** Start of SUPPLIED ENTRIES **

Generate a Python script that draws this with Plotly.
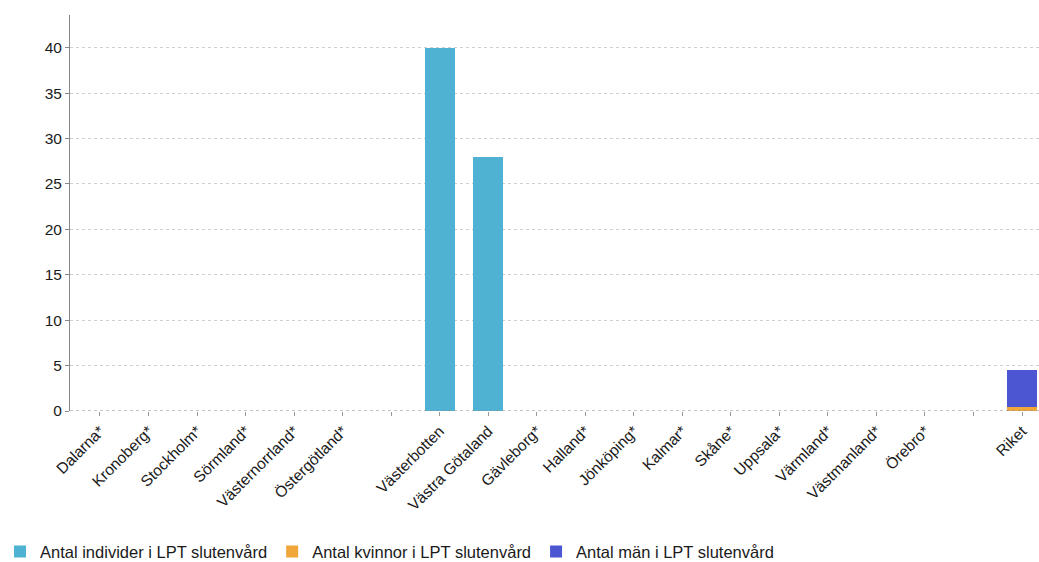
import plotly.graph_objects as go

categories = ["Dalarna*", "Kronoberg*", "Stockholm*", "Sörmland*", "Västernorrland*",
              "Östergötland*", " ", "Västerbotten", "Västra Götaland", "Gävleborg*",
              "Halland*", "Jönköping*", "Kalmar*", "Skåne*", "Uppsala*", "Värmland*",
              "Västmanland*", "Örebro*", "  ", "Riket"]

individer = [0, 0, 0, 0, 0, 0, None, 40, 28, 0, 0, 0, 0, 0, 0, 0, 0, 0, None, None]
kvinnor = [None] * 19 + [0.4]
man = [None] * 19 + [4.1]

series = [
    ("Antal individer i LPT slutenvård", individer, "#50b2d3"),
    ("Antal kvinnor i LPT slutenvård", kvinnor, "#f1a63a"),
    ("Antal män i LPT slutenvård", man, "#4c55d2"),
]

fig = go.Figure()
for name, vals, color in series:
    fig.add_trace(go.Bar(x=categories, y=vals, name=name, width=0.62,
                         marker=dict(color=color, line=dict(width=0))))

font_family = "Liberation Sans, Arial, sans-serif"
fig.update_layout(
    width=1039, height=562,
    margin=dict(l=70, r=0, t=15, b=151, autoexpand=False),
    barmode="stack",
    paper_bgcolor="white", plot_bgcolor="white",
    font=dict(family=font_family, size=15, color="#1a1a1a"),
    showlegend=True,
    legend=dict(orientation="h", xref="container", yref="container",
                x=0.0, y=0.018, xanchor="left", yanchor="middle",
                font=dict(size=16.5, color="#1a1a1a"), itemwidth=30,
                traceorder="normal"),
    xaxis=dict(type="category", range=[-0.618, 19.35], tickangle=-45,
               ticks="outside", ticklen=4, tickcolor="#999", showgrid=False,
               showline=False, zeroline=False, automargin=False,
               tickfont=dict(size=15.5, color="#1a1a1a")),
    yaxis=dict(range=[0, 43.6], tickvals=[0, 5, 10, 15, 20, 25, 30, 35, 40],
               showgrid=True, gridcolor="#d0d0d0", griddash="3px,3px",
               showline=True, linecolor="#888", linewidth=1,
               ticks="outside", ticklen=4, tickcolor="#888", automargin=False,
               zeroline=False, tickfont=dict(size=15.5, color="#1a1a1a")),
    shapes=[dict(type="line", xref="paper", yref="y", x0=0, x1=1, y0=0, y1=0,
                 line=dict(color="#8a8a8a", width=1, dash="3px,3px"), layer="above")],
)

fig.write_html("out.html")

** End of SUPPLIED ENTRIES **
** Start of SUPPLIED ENTRIES **

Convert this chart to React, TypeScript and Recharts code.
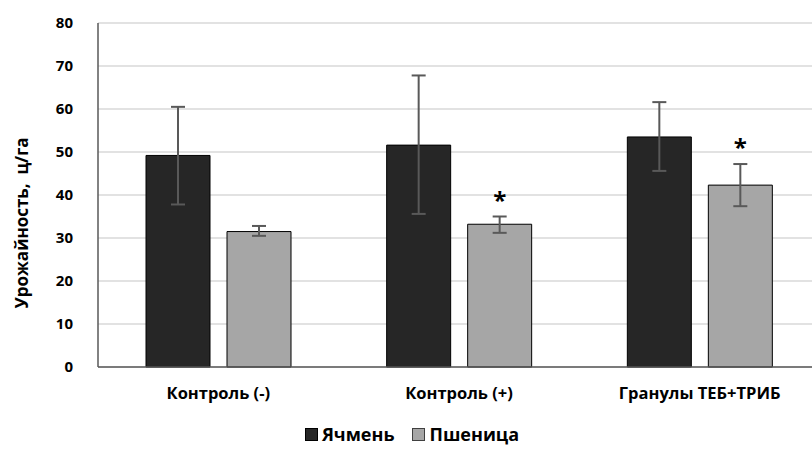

** End of SUPPLIED ENTRIES **

**INSTRUCTIONS TO FOLLOW:**
Taking the entries above, extract every line from the one bearing "Generate a Python" through the one bearing "marker=dict(color=color, line=dict(width=0))))", exactly, with no pictures.

**TASK ANSWER:**
Generate a Python script that draws this with Plotly.
import plotly.graph_objects as go

categories = ["Dalarna*", "Kronoberg*", "Stockholm*", "Sörmland*", "Västernorrland*",
              "Östergötland*", " ", "Västerbotten", "Västra Götaland", "Gävleborg*",
              "Halland*", "Jönköping*", "Kalmar*", "Skåne*", "Uppsala*", "Värmland*",
              "Västmanland*", "Örebro*", "  ", "Riket"]

individer = [0, 0, 0, 0, 0, 0, None, 40, 28, 0, 0, 0, 0, 0, 0, 0, 0, 0, None, None]
kvinnor = [None] * 19 + [0.4]
man = [None] * 19 + [4.1]

series = [
    ("Antal individer i LPT slutenvård", individer, "#50b2d3"),
    ("Antal kvinnor i LPT slutenvård", kvinnor, "#f1a63a"),
    ("Antal män i LPT slutenvård", man, "#4c55d2"),
]

fig = go.Figure()
for name, vals, color in series:
    fig.add_trace(go.Bar(x=categories, y=vals, name=name, width=0.62,
                         marker=dict(color=color, line=dict(width=0))))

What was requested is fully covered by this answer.